Santa Rosa canceled its contract with the nonprofit providing community media services following an audit that concluded the organization misspent funds and was insolvent.
CMedia has for 20 years broadcast public meetings and provided video education services to the public. Its latest three-year contract was set to expire in March. It fired its director and assistant director in late October, and laid off its entire staff after discovering possible financial mismanagement.
The city followed up with an audit that found the organization could not account for nearly $330,000 in city funds that were supposed to be spent on computers and video equipment, but instead appears to have improperly funded staff salaries.

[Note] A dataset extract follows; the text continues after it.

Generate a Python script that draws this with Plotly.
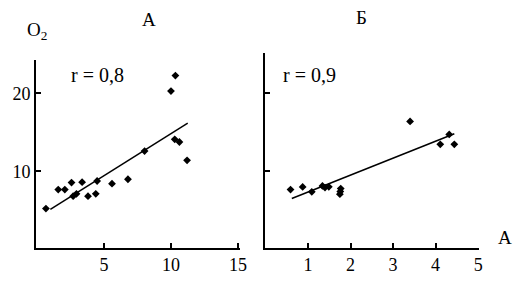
import plotly.graph_objects as go

# Panel A data
a_x = [0.67, 1.59, 2.08, 2.58, 3.37, 2.70, 2.95, 3.81, 4.39, 4.49, 5.6, 6.79, 8.03, 10.0, 10.33, 10.28, 10.63, 11.2]
a_y = [5.2, 7.65, 7.65, 8.55, 8.6, 6.8, 7.1, 6.8, 7.1, 8.75, 8.4, 8.97, 12.6, 20.3, 22.3, 14.1, 13.76, 11.4]
a_fit_x = [1.0, 11.25]
a_fit_y = [5.1, 16.2]

# Panel B data
b_x = [0.59, 0.875, 1.09, 1.34, 1.40, 1.49, 1.77, 1.76, 1.75, 3.40, 4.11, 4.32, 4.44]
b_y = [7.65, 7.99, 7.35, 8.12, 7.9, 8.0, 7.78, 7.4, 7.05, 16.4, 13.46, 14.74, 13.46]
b_fit_x = [0.62, 4.44]
b_fit_y = [6.5, 14.83]

a_xticks = [5, 10, 15]
b_xticks = [1, 2, 3, 4, 5]
yticks = [10, 20]

FONT = "Liberation Serif, Times New Roman, serif"
W, H = 526, 289

fig = go.Figure()
mk = dict(symbol="diamond", size=6, color="black")
fig.add_trace(go.Scatter(x=a_x, y=a_y, mode="markers", marker=mk, xaxis="x", yaxis="y"))
fig.add_trace(go.Scatter(x=a_fit_x, y=a_fit_y, mode="lines", line=dict(color="black", width=1.5), xaxis="x", yaxis="y"))
fig.add_trace(go.Scatter(x=b_x, y=b_y, mode="markers", marker=mk, xaxis="x2", yaxis="y2"))
fig.add_trace(go.Scatter(x=b_fit_x, y=b_fit_y, mode="lines", line=dict(color="black", width=1.5), xaxis="x2", yaxis="y2"))

ax_common = dict(showline=True, linecolor="black", linewidth=2, showgrid=False, zeroline=False,
                 ticks="inside", ticklen=5, tickwidth=1.5, tickcolor="black", automargin=False,
                 tickfont=dict(family=FONT, size=18, color="black"))

ybot = (H - 247.5) / H
fig.update_layout(
    width=W, height=H, margin=dict(l=0, r=0, t=0, b=0),
    paper_bgcolor="white", plot_bgcolor="white", showlegend=False,
    xaxis=dict(domain=[36 / W, 240 / W], range=[-0.07, 15.15], tickvals=a_xticks, anchor="y", **ax_common),
    yaxis=dict(domain=[ybot, (H - 60) / H], range=[0.2, 24.3], tickvals=yticks, anchor="x", **ax_common),
    xaxis2=dict(domain=[265 / W, 479 / W], range=[-0.01, 5.02], tickvals=b_xticks, anchor="y2", **ax_common),
    yaxis2=dict(domain=[ybot, (H - 53) / H], range=[0.2, 25.2], tickvals=yticks, showticklabels=False, anchor="x2", **ax_common),
)

def ann(text, x, y, size=19):
    fig.add_annotation(text=text, x=x / W, y=1 - y / H, xref="paper", yref="paper",
                       showarrow=False, xanchor="center", yanchor="middle",
                       font=dict(family=FONT, size=size, color="black"))

ann("А", 149, 19)
ann("Б", 361, 18)
ann("O<sub>2</sub>", 37, 31)
ann("r = 0,8", 97, 75, 20)
ann("r = 0,9", 309, 75, 20)
ann("А", 505, 237)

fig.write_html("out.html", config={"displayModeBar": False},
               post_script="document.body.style.margin='0';document.body.style.overflow='hidden';")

“We have an obligation to make sure the people’s money is being properly handled,” Mayor John Sawyer said.
Supporters of the center urged the City Council not to shut it down but give it time to regroup.
“We want to get to the bottom of this, and if there was unlawful use of funds, we want to find out about it as well,” Rob Olmsted, vice chairman of the board, told the council.
The city hired Daedalus Howell, a Petaluma writer and artist, in 2013, to be its executive director and diversify the group’s revenue stream. But Howell largely failed to do so and took out a cash advance on a CMedia credit card to pay salaries, including his own at $85,000. The audit also found he regularly used a CMedia credit card for at least $10,000 in charges at coffeehouses, wine bars and restaurants that Howell said were efforts to win new business but which the city said appeared inappropriate.
Howell has since said he is “perplexed” by the audit findings. He suggests a more thorough review of CMedia books will show the $330,000 was, in fact, used “in good faith with the knowledge and oversight of the CMedia board and the City of Santa Rosa.”
He did not attend Tuesday’s meeting.
City attorney Teresa Stricker said the city had found “substantial evidence that there has been misuse of funds.” She called it “unlawful” for the capital funds to have been used to fund salaries.
The city has temporarily hired five of the seven CMedia employees to ensure certain functions, like broadcasting public meetings, continue, said Eric McHenry, the city’s chief information officer.
He said he’s looking at whether the city can partner with the Sonoma County Library to provide some of the access to video services.
The city struck an agreement to keep the center on the Santa Rosa High School campus open through the end of the month.